Jakarta, CNN Indonesia —
Harijono Djojodihardjo (83) diganjar penghargaan bagi tokoh dirgantara dan antariksa Nurtanio Award 2023 alias yang perdana. Simak kiprah Guru Besar Institut Teknologi Bandung (ITB) itu.
Penghargaan itu diberikan dalam ajang Nurtanio Award dan Nurtanio Pringgoadisuryo Memorial Lecture 2023, di Gedung BJ Habibie, kantor Badan Riset dan Inovasi Nasional (BRIN), Jakarta, Senin (27/11).
“Nurtanio Lecture tahun ini merupakan tahun kedua, tetapi untuk Nurtanio Award baru yang pertama, diberikan kepada Prof. Harijono. Semoga antariksa dan kedirgantaraan kita semakin maju ke depan, dan penghargaan ini bisa memberikan apresiasi kepada komunitas di kedua bidang tersebut,” ujar Kepala BRIN Laksana Tri Handoko, dalam ajang yang disiarkan secara daring tersebut.
Siapa Harijono Djojodihardjo?
BRIN mengungkap dia saat ini berstatus Guru Besar di dua kampus, yakni ITB dan Universitas Al-Azhar Indonesia. Kiprahnya di dunia penerbangan dan antariksa Indonesia terentang selama puluhan tahun.
Dikutip dari situs ITB, salah satu karya profesionalnya digunakan untuk mendukung proses desain, manufaktur, sertifikasi, dan operasi salah satu pesawat generasi awal buatan RI, CN-235, 1983-1998.
Ia juga terlibat dalam pengawasan dan ikut menulis serangkaian catatan teknis dan dokumen lainnya di Subdirektorat Dinamika PT Industri Pesawat Terbang Nusantara (IPTN) periode 1987-1989.
Hal itu terkait dengan Flutter, Beban Dinamis, Pengujian Getaran Tanah, Bobot dan Kualifikasi Dinamis N-250, pesawat pertama buatan RI yang mesinnya didesain BJ Habibie, Presiden ketiga RI.
Pengujian model flutter N-250 itu dilakukan di terowongan angin kecepatan rendah (ILST) PUSPITEK Serpong, 1995.
Tak ketinggalan, pria yang pernah menjabat Penasihat Presiden RI mengenai Teknologi dan Industri Strategis (Mei 1998 hingga Januari 1999) itu juga turut menjadi design reviewer Pesawat Experimental Sudan ARC/ SAFAT Industry SAFAT-03 Aircraf.
Pentingnya matematika
Usai menerima Nurtanio Award 2023, pria kelahiran Surabaya ini menekankan pentingnya penguasaan ilmu pengetahuan dan teknologi, termasuk soal dirgantara, untuk menjadi penunjang teknologi yang lebih kekinian.

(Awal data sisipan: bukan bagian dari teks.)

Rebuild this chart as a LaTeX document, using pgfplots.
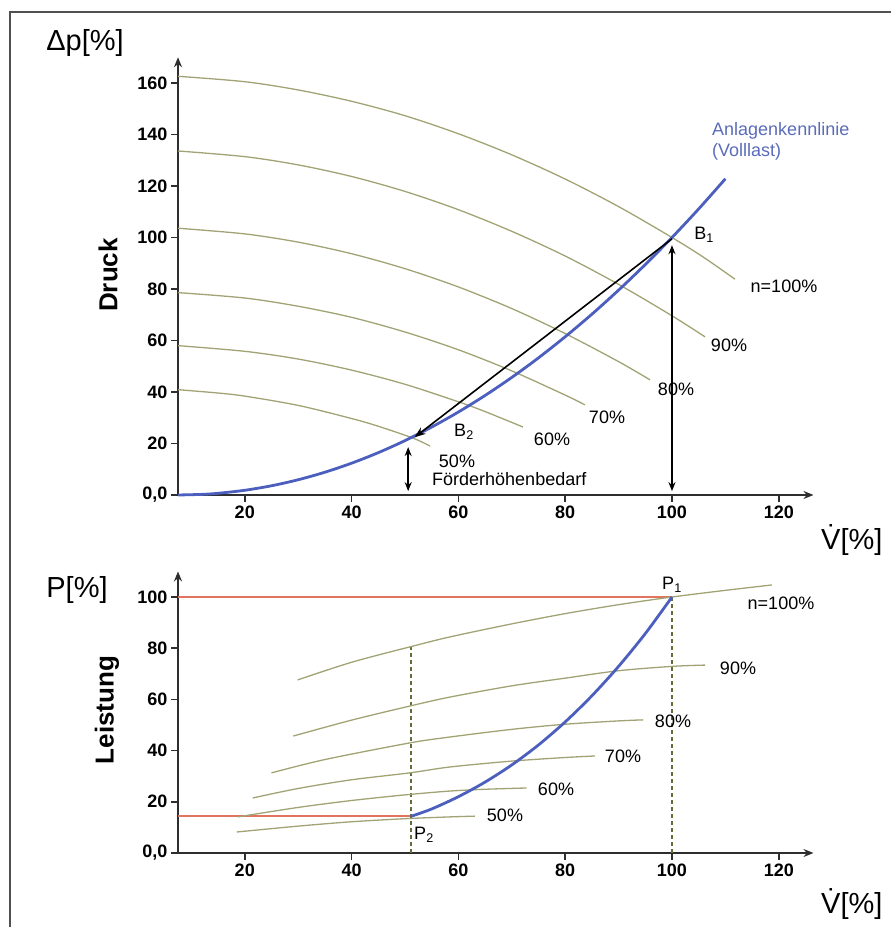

“Berbagai contoh kasat mata misalnya, pengelolaan sumber daya alam secara berkelanjutan dan berwawasan lingkungan, antara lain dengan memanfaatkan satelit penginderaan jauh, satelit komunikasi, dan sebagainya,” ucap Harijono.
“Penguasaan sains dan tekonologi kedirgantaraan dan maritim, sains dan teknologi mengikuti dan mempelopori seperti kecerdasan buatan atau artificial intelligence, dan sebagainya,” lanjut dia, yang pernah menjabat Kepala Lembaga Penerbangan dan Antariksa Nasional (LAPAN) itu.
Ia pun mengutip temuan Programme for International Student Assessment (PISA), bahwa salah satu indikator dan arah pendidikan yang perlu diperkokoh antara lain mencakup unsur utama literasi.
“Literasi itu mau belajar. Matematika adalah nalar dan akal budi. Serta sains, teknologi, dan inovasi, yaitu perilaku konstruktif, produktif, synergic, mengikuti dan mempelopori perkembangan zaman,” jelas Harijono.
Dalam ajang yang sama, BRIN memberikan Nurtanio Pringgoadisuryo Memorial Lecture kepada Adi Rahman Adiwoso, CEO perusahaan Pasifik Satelit Nusantara (PSN) yang mengorbitkan satelit Satria-1.